The whole point of this calculation exercise is to determine the static or idle power dissipated by the TUBE ANODE. When you measure plate voltage to ground, you end up with voltage across the tube (plate to cathode) PLUS the voltage across the cathode resistor. So, when you calculate power using the plate to ground voltage, you're really calculating the power dissipated by the tube PLUS the cathode resistor. We're only concerned with exceeding the power rating of the tube, NOT the power dissipated by the resistor. And that's why you must subtract the cathode voltage from the plate to ground voltage to get the true plate voltage so you can calculate the true power dissipated by the tube.

And I know that to be absolutely accurate, we must consider the screen current too, but we don't seem to be in disagreement about the screen factor.

 I do understand what you are saying in words but not theory. I know the cathode voltage controls the current to the plate which the plate is the output part of the tube and the control grid and screen , it's all do to the flow and attraction of electrons yet I don't understand how the cathode voltage is an actual voltage that can become a direct connect with the plate to be added to it.

[sluckey]

Do it your way. You wont hurt the amp and since you're running less plate dissipation than you think, your champ 6v6 will last longer.

[catnine]

Do it your way. You wont hurt the amp and since you're running less plate dissipation than you think, your champ 6v6 will last longer.

 My line voltage varies from 115VAC to 119.7 VAC and when I measure my way @ 119.7 my amp is just above 14 watts so with that it is closer to 13 watts down to 12.1 watts which is fine by me. But thanks for your and others time on my diving into this thread and the added info.

[sluckey]

So, when doing it my way, where did the lost 1 watt go? Do the math. You have a 505 ohm cathode resistor. The voltage across it is 22.5V.
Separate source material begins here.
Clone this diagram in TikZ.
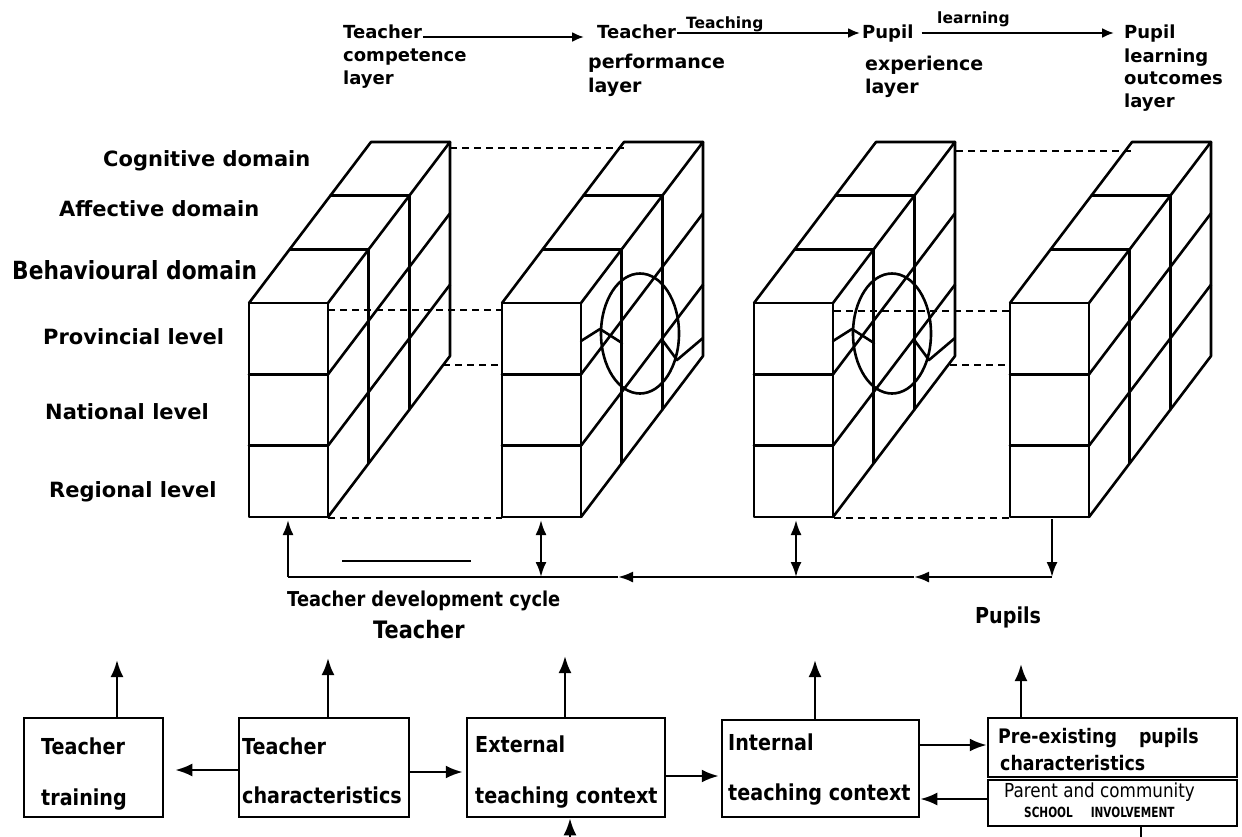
\documentclass[tikz,border=0pt]{standalone}
\usepackage{fontspec}
\setmainfont{DejaVu Sans}
\newfontfamily\narfont[FakeStretch=0.87]{DejaVu Sans}
\newfontfamily\nnarfont[FakeStretch=0.75]{DejaVu Sans}
\usetikzlibrary{arrows.meta,calc}
\tikzset{
  blk/.style={line width=2.6pt, line join=round, line cap=round},
  dsh/.style={line width=2pt, dash pattern=on 7pt off 5pt},
  arr/.style={line width=2.2pt, -{Latex[length=15pt,width=11pt]}},
  darr/.style={line width=2.2pt, {Latex[length=15pt,width=11pt]}-{Latex[length=15pt,width=11pt]}},
  sarr/.style={line width=2.2pt, -{Latex[length=12pt,width=10pt]}},
  barr/.style={line width=2.5pt, -{Latex[length=17pt,width=13pt]}},
  box/.style={draw, line width=2.5pt, inner sep=0pt},
  txt/.style={inner sep=0pt, anchor=base west},
  hd/.style={txt, font=\bfseries\fontsize{18}{22}\selectfont},
  hdb/.style={txt, font=\bfseries\fontsize{19}{23}\selectfont},
  lab/.style={txt, font=\bfseries\fontsize{15.5}{18}\selectfont},
  lbl/.style={txt, font=\bfseries\fontsize{21}{25}\selectfont},
  bt/.style={txt, font=\narfont\bfseries\fontsize{22}{26}\selectfont},
}
\begin{document}
\begin{tikzpicture}[x=1pt,y=-1pt]
\useasboundingbox[fill=white] (0,0) rectangle (1242,836);

% ---------- blocks ----------
\foreach \X in {249,502,754,1010} {
  \begin{scope}[shift={(\X,0)}, blk]
    \draw (0,303) rectangle (79,517);
    \draw (0,374.33) -- (79,374.33) (0,445.67) -- (79,445.67);
    \draw (0,303) -- (122,142) -- (201,142) -- (79,303);
    \draw (40.67,249.33) -- (119.67,249.33) (81.33,195.67) -- (160.33,195.67);
    \draw (201,142) -- (201,356) -- (79,517);
    \draw (119.67,249.33) -- (119.67,463.33) (160.33,195.67) -- (160.33,409.67);
    \draw (79,374.33) -- (201,213.33) (79,445.67) -- (201,284.67);
  \end{scope}
}
\foreach \X in {502,754} {
  \begin{scope}[shift={(\X,0)}, blk]
    \draw (138,333.5) ellipse [x radius=39pt, y radius=60pt];
    \draw (79,341) -- (98,329) -- (120,343);
    \draw (161,341) -- (175,360) -- (201,338);
  \end{scope}
}

% ---------- dashed connections ----------
\draw[dsh] (450,148) -- (624,148) (328,310) -- (502,310) (443,365) -- (502,365) (328,518) -- (502,518);
\draw[dsh] (956,151) -- (1132,151) (834,311) -- (1010,311) (950,365) -- (1010,365) (834,518) -- (1010,518);

% ---------- header ----------
\node[hd] (h1) at (343,38) {Teacher};
\node[hd] (h1b) at (343,61) {competence};
\node[hd] (h1c) at (343,84) {layer};
\node[hd] (h2) at (597,38) {Teacher};
\node[hdb] (h2b) at (588,68) {performance};
\node[hdb] (h2c) at (588,92) {layer};
\node[hd] (h3) at (862,38) {Pupil};
\node[hdb] (h3b) at (865,70) {experience};
\node[hdb] (h3c) at (865,93) {layer};
\node[hd] (h4) at (1124,38) {Pupil};
\node[hd] (h4b) at (1124,62) {learning};
\node[hd] (h4c) at (1124,84) {outcomes};
\node[hd] (h4d) at (1124,107) {layer};
\node[lab] (lt) at (686,28) {Teaching};
\node[lab] (ll) at (937,23) {learning};
\draw[sarr] ($(h1.base east)+(1,-1)$) -- ($(h2.base west)+(-13,-1)$);
\draw[sarr] ($(h2.base east)+(1,-5)$) -- ($(h3.base west)+(-2,-5)$);
\draw[sarr] ($(h3.base east)+(8,-5)$) -- ($(h4.base west)+(-10,-5)$);

% ---------- left labels ----------
\node[lbl] (cog) at (103,166) {Cognitive domain};
\node[lbl] (aff) at (59,216) {Affective domain};
\node[txt, font=\narfont\bfseries\fontsize{25}{30}\selectfont] (beh) at (12,279) {Behavioural domain};
\node[lbl] (prov) at (43,344) {Provincial level};
\node[lbl] (nat) at (45,419) {National level};
\node[lbl] (reg) at (49,497) {Regional level};

% ---------- feedback loop ----------
\coordinate (b1) at (288,520);
\coordinate (b2) at (541,520);
\coordinate (b3) at (796,520);
\coordinate (b4) at (1052,519);
\coordinate (l1) at (288,577);
\coordinate (l2) at (541,577);
\coordinate (l3) at (796,577);
\coordinate (l4) at (1052,577);
\coordinate (m1) at (618,577);
\coordinate (m2) at (914,577);
\draw[arr] (l1) -- (b1);
\draw[darr] (b2) -- (l2);
\draw[darr] (b3) -- (l3);
\draw[arr] (b4) -- (l4);
\draw[arr] (l4) -- (m2);
\draw[arr] (m2) -- (m1);
\draw[line width=2.2pt] (m1) -- (l1);
\draw[line width=2.5pt] (342,561) -- (471,561);

\node[txt, font=\narfont\bfseries\fontsize{20.5}{24}\selectfont] (tdc) at (287,606) {Teacher development cycle};
\node[txt, font=\narfont\bfseries\fontsize{24}{28}\selectfont] (tch) at (373,638) {Teacher};
\node[txt, font=\narfont\bfseries\fontsize{22}{26}\selectfont] (pup) at (975,623) {Pupils};

% ---------- bottom boxes ----------
\node[box, minimum width=139pt, minimum height=99pt] (tt) at (93.5,767.5) {};
\node[box, minimum width=170pt, minimum height=99pt] (tc) at (324,767.5) {};
\node[box, minimum width=198pt, minimum height=99pt] (ext) at (566,767.5) {};
\node[box, minimum width=197pt, minimum height=97pt] (int) at (820.5,768.5) {};
\node[box, minimum width=249pt, minimum height=59pt] (pre) at (1112.5,747.5) {};
\node[box, minimum width=249pt, minimum height=46pt] (par) at (1112.5,803) {};

\node[bt] (tt1) at (41,754) {Teacher};
\node[bt] (tt2) at (41,805) {training};
\node[bt] (tc1) at (242,754) {Teacher};
\node[bt] (tc2) at (242,803) {characteristics};
\node[bt] (ex1) at (475,752) {External};
\node[bt] (ex2) at (475,803) {teaching context};
\node[bt] (in1) at (728,750) {Internal};
\node[bt] (in2) at (728,800) {teaching context};
\node[txt, font=\narfont\bfseries\fontsize{20}{24}\selectfont] (pr1) at (998,743) {Pre-existing\hspace{22pt}pupils};
\node[txt, font=\narfont\bfseries\fontsize{20}{24}\selectfont] (pr2) at (1000,770) {characteristics};
\node[txt, font=\narfont\fontsize{19.3}{23}\selectfont] (pa1) at (1004,797) {Parent and community};
\node[txt, font=\nnarfont\bfseries\fontsize{14}{17}\selectfont] (pa2) at (1024,817) {SCHOOL\hspace{18pt}INVOLVEMENT};

% up arrows
\coordinate (u1) at (117,660);
\coordinate (u2) at (328,658);
\coordinate (u3) at (565,656);
\coordinate (u4) at (815,660);
\coordinate (u5) at (1021,664);
\draw[barr] (tt.north -| u1) -- (u1);
\draw[barr] (tc.north -| u2) -- (u2);
\draw[barr] (ext.north -| u3) -- (u3);
\draw[barr] (int.north -| u4) -- (u4);
\draw[barr] (pre.north -| u5) -- (u5);

% horizontal arrows
\draw[barr] ($(tc.west)+(0,2.5)$) -- ($(tt.east)+(11,2.5)$);
\draw[barr] ($(tc.east)+(0,4.5)$) -- ($(ext.west)+(-3,4.5)$);
\draw[barr] ($(ext.east)+(0,8.5)$) -- ($(int.west)+(-2,7.5)$);
\draw[barr] ($(int.east)+(0,-23.5)$) -- ($(pre.west)+(0,-2.5)$);
\draw[barr] ($(par.west)+(0,-4)$) -- ($(int.east)+(0,30.5)$);

% connector running below the picture edge
\coordinate (q1) at (1141,850);
\coordinate (q2) at (570,850);
\draw[barr] (par.south -| q1) -- (q1) -- (q2) -- (ext.south -| q2);
\end{tikzpicture}
\end{document}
Power = Voltage x voltage divided by resistance. (P = E²/R)

P = 22.5 X 22.5 / 505 =  1 watt.

And that 1 watt dissipated by the cathode resistor is NOT part of the power dissipated by the tube. Again, that's why you must subtract the cathode voltage from the plate to ground voltage to get the actual voltage across the tube.

To calculate power dissipated by any circuit element, whether it's a resistor, tube, stove burner, light bulb, etc., you must know two of three things--- voltage dropped across that element, current flowing through that element, or resistance of that element. In the case of tube dissipation, it's usually more convenient to measure the voltage ACROSS the tube and calculate the current THROUGH the tube.

[1969mako]

sluckey,
So if I follow all this logic correct, for my Vibro Champ, I will use the webervst’s “Calculate Plate Dissipation Biased On Plate Voltage And Cathode Current Readings” section on the WEB site AND since the Vibro Champ is Cathode Biased, I will subtract the cathode voltage from the plate (Measured from pin 3 to 8) and then enter that value as the plate and then hit the calculate button to get wattage, correct???? Also, to get the Cathode Current, I can simply use my BIAS Probe, am I correct there as well?

Thanks and sorry for the Newbee questions but I am trying to get it straight in my mind…

[sluckey]

I've never seen the Weber calculator, but the info cat9 posted about it is correct. I wouldn't even bother with a bias probe to get cathode current. Just measure the actual resistance of the cathode resistor and measure the voltage across it. Calculate the current using I = E/R.